Underfunded school pensions challenge KPERS future
With test scores up and the school finance lawsuit recently settled, Kansas' public school teachers have launched into a new and promising school year.
Most of those teachers, however, have no idea their careers are at the center of a gathering storm in the Statehouse.
That storm has nothing to do with whether to teach evolution or sex education -- subjects that have commanded national attention on Kansas.
It has to do with retirement, pensions and fulfilling promises.
The Kansas Public Employees Retirement System needs large infusions of cash.
That need will require tough choices and heavy political lifting. And it will require today's elected officials to show some will because the political payoff for them will be almost nil, and the effects of their decisions won't be felt until most of them are long gone.
"It's going to be one of the more important issues that we try to address during the next year," said Senate President Stephen Morris, R-Hugoton.

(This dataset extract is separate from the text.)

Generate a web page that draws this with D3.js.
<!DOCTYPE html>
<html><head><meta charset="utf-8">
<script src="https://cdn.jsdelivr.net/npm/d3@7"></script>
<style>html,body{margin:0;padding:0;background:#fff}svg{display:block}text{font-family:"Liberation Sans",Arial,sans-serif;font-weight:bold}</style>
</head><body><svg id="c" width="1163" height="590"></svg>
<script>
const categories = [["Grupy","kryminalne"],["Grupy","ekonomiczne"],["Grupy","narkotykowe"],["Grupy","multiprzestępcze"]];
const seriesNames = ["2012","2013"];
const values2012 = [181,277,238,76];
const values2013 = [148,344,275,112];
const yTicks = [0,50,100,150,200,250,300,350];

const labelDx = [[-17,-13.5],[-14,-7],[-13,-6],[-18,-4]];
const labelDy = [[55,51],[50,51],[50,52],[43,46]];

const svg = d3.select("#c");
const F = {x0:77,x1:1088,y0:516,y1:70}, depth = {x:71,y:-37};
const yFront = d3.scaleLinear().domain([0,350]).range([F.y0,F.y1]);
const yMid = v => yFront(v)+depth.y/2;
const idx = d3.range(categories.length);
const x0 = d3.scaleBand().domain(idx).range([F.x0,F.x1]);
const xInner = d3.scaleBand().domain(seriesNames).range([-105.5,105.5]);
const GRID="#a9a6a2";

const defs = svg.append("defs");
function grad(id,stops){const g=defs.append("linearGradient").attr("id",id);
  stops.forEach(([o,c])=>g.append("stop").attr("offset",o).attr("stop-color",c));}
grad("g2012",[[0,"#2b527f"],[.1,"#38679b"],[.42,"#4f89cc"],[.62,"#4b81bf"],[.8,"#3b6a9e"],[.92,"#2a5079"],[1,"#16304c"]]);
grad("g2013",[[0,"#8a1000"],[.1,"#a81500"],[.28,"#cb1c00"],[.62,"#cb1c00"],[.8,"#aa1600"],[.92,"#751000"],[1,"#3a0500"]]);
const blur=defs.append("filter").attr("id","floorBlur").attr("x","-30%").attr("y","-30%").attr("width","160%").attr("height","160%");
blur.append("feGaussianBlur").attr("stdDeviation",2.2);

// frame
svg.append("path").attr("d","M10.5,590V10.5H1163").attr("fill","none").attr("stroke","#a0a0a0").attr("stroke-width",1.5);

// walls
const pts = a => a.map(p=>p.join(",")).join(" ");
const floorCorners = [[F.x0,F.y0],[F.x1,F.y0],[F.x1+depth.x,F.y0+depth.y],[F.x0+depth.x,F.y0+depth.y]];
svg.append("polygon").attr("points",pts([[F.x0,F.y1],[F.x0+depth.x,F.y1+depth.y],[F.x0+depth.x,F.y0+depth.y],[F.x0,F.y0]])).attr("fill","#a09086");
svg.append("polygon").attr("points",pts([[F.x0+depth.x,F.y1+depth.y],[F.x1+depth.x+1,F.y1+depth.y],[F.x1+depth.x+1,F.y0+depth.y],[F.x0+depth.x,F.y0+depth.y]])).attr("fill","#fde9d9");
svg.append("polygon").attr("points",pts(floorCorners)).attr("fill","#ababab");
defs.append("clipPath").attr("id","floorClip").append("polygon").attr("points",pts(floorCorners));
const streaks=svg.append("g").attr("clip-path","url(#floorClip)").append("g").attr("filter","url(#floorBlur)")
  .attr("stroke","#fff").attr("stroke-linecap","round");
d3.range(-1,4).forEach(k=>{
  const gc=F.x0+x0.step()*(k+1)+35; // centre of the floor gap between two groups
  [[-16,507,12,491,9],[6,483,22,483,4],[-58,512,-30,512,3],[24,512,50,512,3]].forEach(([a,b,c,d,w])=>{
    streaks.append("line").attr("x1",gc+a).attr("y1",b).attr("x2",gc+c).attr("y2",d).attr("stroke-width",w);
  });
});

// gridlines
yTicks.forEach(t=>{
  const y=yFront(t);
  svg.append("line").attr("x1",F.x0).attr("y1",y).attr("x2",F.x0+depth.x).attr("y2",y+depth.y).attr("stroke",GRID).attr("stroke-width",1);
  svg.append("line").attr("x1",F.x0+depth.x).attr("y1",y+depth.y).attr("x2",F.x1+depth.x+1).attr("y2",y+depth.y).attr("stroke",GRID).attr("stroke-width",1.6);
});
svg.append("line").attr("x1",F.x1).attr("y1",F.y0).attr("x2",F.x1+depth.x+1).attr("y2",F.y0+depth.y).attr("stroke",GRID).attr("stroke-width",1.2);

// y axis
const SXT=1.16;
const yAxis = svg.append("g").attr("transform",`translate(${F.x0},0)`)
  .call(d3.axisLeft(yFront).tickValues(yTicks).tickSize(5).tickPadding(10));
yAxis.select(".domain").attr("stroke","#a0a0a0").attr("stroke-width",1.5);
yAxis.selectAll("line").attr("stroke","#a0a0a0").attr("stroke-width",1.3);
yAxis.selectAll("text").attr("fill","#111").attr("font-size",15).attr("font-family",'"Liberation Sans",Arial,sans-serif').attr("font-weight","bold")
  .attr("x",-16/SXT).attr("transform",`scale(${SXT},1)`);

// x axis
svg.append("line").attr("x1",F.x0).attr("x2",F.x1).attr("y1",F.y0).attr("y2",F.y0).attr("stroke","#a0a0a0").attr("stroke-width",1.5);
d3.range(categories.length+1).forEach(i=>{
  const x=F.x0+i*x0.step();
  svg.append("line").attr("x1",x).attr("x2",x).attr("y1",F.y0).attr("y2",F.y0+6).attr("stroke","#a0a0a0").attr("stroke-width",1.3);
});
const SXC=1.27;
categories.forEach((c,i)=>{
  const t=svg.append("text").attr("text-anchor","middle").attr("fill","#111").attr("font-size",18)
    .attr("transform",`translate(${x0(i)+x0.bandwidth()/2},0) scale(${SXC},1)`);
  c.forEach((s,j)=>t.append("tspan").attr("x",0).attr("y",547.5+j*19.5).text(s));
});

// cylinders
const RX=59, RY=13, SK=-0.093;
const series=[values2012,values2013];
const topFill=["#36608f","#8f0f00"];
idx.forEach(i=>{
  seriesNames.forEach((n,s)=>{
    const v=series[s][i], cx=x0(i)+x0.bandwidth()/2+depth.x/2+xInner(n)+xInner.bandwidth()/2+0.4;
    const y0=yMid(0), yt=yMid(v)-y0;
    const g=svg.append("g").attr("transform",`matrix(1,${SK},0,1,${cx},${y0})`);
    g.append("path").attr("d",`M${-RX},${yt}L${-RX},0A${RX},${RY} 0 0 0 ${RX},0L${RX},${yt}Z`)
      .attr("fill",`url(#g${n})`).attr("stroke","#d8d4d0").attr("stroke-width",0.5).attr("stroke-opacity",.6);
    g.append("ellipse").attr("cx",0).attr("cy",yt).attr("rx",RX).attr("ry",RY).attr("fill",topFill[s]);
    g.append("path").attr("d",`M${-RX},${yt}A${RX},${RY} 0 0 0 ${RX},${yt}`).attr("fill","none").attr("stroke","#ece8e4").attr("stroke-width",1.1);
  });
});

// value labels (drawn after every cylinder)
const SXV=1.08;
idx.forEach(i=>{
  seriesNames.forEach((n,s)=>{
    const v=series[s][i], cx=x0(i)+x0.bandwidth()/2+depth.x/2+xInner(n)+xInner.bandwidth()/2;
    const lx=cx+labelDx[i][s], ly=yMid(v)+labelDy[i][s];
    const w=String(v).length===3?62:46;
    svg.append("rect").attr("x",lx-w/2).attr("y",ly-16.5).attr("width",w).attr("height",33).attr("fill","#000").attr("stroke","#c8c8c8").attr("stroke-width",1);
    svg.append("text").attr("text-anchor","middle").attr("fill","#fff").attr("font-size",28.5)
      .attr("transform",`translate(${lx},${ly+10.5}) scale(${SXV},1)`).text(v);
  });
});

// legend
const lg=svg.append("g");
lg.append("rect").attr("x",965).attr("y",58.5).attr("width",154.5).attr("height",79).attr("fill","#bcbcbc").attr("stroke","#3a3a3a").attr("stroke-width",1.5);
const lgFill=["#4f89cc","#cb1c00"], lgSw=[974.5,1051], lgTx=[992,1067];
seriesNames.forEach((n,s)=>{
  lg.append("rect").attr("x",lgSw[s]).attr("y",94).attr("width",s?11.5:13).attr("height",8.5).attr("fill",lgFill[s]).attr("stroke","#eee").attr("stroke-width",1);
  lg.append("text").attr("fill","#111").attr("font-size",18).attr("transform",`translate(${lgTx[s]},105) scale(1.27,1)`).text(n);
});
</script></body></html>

KPERS is a quiet giant in state government that administers retirement plans for state and local public employees. It has assets of $12.2 billion, which it invests. That amount is more than state government's annual spending budget. KPERS has 250,000 active, inactive and retired members, who represent nearly 1 in 10 Kansans.

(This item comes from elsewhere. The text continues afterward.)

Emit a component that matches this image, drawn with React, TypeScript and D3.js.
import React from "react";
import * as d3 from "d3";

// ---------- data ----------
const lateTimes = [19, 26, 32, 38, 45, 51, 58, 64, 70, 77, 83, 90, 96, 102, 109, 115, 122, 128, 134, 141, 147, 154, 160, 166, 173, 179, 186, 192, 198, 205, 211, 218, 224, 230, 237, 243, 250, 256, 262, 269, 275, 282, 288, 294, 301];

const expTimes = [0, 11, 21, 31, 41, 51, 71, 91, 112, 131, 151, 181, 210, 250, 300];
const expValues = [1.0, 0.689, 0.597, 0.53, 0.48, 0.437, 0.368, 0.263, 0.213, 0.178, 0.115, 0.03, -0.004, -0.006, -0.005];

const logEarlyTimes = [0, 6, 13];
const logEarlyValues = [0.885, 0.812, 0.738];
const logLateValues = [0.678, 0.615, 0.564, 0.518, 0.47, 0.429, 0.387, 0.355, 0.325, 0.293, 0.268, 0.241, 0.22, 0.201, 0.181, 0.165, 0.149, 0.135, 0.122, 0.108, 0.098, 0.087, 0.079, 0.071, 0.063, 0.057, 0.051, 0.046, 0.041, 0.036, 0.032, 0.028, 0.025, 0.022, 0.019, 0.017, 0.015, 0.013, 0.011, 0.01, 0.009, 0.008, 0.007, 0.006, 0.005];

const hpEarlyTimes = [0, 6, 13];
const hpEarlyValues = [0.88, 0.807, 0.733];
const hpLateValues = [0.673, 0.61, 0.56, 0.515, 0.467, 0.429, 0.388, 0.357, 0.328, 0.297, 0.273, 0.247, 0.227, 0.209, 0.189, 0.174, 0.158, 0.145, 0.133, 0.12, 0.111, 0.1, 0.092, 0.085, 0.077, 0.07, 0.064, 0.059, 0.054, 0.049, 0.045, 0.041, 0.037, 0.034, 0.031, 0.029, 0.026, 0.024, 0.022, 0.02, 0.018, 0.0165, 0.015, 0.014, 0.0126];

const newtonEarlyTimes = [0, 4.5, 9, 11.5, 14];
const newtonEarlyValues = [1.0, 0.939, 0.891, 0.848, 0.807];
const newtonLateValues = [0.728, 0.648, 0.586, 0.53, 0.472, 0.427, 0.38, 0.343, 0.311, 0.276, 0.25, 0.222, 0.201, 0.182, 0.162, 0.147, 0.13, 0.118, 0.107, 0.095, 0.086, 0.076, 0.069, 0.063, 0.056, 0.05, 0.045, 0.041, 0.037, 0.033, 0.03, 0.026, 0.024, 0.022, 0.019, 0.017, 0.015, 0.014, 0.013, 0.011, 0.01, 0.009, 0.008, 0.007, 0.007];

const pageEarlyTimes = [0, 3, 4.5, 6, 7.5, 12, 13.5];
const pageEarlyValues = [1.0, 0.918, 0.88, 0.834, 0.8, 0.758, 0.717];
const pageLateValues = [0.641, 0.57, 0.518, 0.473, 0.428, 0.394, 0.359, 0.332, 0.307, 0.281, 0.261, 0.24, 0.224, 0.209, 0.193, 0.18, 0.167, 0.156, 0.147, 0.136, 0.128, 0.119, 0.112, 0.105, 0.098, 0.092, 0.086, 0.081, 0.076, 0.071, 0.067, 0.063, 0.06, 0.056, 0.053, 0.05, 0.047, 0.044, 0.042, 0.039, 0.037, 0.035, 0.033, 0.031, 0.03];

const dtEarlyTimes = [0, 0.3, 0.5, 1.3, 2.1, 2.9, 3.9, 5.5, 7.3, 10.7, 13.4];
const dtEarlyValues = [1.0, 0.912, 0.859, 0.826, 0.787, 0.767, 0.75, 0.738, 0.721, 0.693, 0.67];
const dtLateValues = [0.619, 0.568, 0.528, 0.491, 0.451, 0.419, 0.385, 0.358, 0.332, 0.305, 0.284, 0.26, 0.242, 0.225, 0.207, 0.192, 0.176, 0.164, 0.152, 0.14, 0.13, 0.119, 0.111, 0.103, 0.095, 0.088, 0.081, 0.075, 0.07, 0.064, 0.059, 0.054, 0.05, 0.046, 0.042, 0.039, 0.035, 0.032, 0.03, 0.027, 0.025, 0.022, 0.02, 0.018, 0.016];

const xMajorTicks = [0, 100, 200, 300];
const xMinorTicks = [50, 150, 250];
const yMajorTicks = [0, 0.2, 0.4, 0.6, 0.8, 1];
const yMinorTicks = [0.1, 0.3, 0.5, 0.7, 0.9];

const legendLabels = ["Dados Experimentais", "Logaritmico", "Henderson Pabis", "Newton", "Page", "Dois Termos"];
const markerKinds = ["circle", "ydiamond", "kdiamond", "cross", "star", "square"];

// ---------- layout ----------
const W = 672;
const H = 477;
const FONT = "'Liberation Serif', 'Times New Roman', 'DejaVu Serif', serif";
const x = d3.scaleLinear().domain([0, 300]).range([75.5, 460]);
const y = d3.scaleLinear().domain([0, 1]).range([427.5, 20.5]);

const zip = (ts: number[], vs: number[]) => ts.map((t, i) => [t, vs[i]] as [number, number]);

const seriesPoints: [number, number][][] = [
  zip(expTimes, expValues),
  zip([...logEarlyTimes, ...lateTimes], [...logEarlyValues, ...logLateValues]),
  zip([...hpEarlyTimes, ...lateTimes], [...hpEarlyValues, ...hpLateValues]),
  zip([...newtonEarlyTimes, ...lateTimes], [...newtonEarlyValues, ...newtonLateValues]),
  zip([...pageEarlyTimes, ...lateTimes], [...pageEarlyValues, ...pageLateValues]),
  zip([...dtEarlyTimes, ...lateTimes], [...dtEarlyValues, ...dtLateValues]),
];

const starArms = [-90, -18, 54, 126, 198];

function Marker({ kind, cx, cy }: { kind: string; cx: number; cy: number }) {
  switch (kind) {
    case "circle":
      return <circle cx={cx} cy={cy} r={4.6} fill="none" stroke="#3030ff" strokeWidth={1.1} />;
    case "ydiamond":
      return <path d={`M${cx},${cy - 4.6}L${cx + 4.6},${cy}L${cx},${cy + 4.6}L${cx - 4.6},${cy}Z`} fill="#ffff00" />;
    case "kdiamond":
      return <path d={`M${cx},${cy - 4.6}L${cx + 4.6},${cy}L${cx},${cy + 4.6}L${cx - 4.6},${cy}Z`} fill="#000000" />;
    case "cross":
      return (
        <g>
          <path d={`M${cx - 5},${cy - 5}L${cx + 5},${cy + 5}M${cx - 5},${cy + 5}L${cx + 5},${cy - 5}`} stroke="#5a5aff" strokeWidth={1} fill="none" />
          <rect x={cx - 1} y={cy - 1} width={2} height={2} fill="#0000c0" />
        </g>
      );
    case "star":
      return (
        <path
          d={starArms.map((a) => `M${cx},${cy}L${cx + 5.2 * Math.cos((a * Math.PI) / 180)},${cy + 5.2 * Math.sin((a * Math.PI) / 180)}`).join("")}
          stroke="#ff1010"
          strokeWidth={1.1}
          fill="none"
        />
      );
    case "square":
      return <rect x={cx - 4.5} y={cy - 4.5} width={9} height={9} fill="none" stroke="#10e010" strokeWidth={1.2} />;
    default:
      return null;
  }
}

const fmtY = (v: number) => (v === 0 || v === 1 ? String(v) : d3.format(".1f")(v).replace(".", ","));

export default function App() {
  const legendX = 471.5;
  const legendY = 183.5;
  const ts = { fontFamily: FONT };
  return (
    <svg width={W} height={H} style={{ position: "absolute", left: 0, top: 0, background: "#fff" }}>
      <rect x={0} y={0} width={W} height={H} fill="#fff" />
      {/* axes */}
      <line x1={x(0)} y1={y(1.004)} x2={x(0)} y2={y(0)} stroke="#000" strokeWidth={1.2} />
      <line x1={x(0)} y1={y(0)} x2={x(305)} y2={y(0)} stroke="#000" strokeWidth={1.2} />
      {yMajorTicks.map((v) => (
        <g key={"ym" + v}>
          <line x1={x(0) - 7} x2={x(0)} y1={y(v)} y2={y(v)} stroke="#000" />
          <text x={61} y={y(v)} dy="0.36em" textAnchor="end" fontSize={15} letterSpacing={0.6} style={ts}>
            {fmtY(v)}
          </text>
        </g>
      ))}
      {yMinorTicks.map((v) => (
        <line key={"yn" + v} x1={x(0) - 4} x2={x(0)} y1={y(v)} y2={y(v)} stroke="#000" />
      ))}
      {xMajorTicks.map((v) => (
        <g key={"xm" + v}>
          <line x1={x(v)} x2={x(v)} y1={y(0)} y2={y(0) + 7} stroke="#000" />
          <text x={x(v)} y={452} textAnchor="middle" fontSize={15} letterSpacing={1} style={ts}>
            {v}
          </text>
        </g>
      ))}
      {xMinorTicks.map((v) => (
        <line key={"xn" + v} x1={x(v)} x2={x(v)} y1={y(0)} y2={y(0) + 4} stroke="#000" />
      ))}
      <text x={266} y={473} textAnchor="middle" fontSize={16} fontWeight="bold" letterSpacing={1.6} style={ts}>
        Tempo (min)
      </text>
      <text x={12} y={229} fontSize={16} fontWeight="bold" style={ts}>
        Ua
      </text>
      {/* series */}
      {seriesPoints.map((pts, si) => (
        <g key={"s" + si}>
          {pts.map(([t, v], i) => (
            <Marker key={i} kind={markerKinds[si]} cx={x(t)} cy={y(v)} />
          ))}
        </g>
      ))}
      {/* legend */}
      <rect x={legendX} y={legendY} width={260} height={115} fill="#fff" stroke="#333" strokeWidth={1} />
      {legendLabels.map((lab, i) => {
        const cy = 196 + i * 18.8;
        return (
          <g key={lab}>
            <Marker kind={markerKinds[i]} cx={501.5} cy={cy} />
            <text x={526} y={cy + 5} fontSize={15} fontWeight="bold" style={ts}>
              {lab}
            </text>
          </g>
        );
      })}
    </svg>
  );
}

As mammoth as KPERS is, there is a gap between the value of KPERS' assets and its future obligations to provide pensions.
That gap is called the unfunded actuarial liability, and it is growing.
In 2004, the unfunded liability was $4.7 billion. A recent report showed that in 2005, the unfunded liability grew by another 10 percent to $5.1 billion.
The major part of that unfunded liability -- $3.5 billion -- is associated with the school portion of the system.
"The school system came into KPERS with no assets," said Glenn Deck, executive director of KPERS. "And the contributions have not been at the proper rate for a number of years."
When the old public school retirement plan became part of KPERS in the 1970s, it was in poor financial shape.
Deck emphasized that there is no danger of the current system not paying pension benefits, but the unfunded liability does mean that increased state funding or changes in retirement plans for future employees must be considered.
Ironically, KPERS' strong investment earnings in the 1990s masked some of the funding problems that must be dealt with now.
"We finally got a handle on the problem in 2001 and 2002, and we've been working on it ever since," Deck said.
Compounding the problem of the unfunded liability is the always-present potential for volatile investment performance, which is exactly what happened during the recession after the Sept. 11, 2001, attacks.
Another recession would hit the pension fund hard, Morris said.
"With negative earnings in our stock market portfolio, then we could have problems. We are sort of living hand to mouth," Morris said.
Also, because retirees are living much longer now, they receive more benefits. The average female born in 2000 can expect to live 84.2 years versus 78.5 years for a female born in 1950.
Currently, employees in the system can retire with full benefits at age 55 with 30 years of service. KPERS has proposed a plan that would increase the retirement age to 65.
Under Senate Bill 281, which was introduced last year but pulled back for further study, KPERS also would offer an optional defined contribution plan like a 401(k) where employees decide how much of their pay to save. Workers then don't have to pay taxes on what they save until retirement, when they withdraw their money.
Teachers and public employee groups are closely monitoring the situation.
Mark Desetti, director of legislative advocacy for the Kansas-National Education Assn., doesn't like the proposed solution, nor the implications.
"The argument shouldn't be 'Those teachers are going to drive us bankrupt.'" he said. "Instead it's the failure of Legislature in the past to take care of the system appropriately."
Desetti said it is a tough issue and many lawmakers now confronting it weren't around when the problem started.
"What's difficult is it is a huge amount of money, and we all know that," he said. "Ultimately it will take more than talk, but you don't solve the problem on the backs of the people who have held up their end of the bargain."
Deena Burnett, a 26-year teaching veteran who teaches eighth-grade English at West Junior High School in Lawrence, said extending the retirement age would hurt state efforts to train teachers.
"It would be one more strike against going into the field of education," Burnett said. "The reality is that the Legislature hasn't put enough money into the system. It's worrisome. It's a big question mark."
Whatever the solution, Deck said, work needs to start now.
During the past few years, he said, officials have tried to attack the problem of inadequate contributions from the state by increasing the contributions and approving $500 million in pension obligation bonds. Still, he said, the moves aren't enough to cover the gap.
For example, in the current fiscal year, the state's contribution to the state and school employee retirement groups is $209 million. But the needed amount to take care of future pensions is $319 million -- a shortfall of $110 million, and $100 million of that gap is in the school group. That shortfall of $110 million will increase to the $140 million range in the next few years, Deck said.
He equated the KPERS system to steering an oil tanker past icebergs. Adjustments must be made well in advance to navigate safely.
"There is a huge cost over time to the state for delaying funding. It's like not making your credit card or house payment," he said.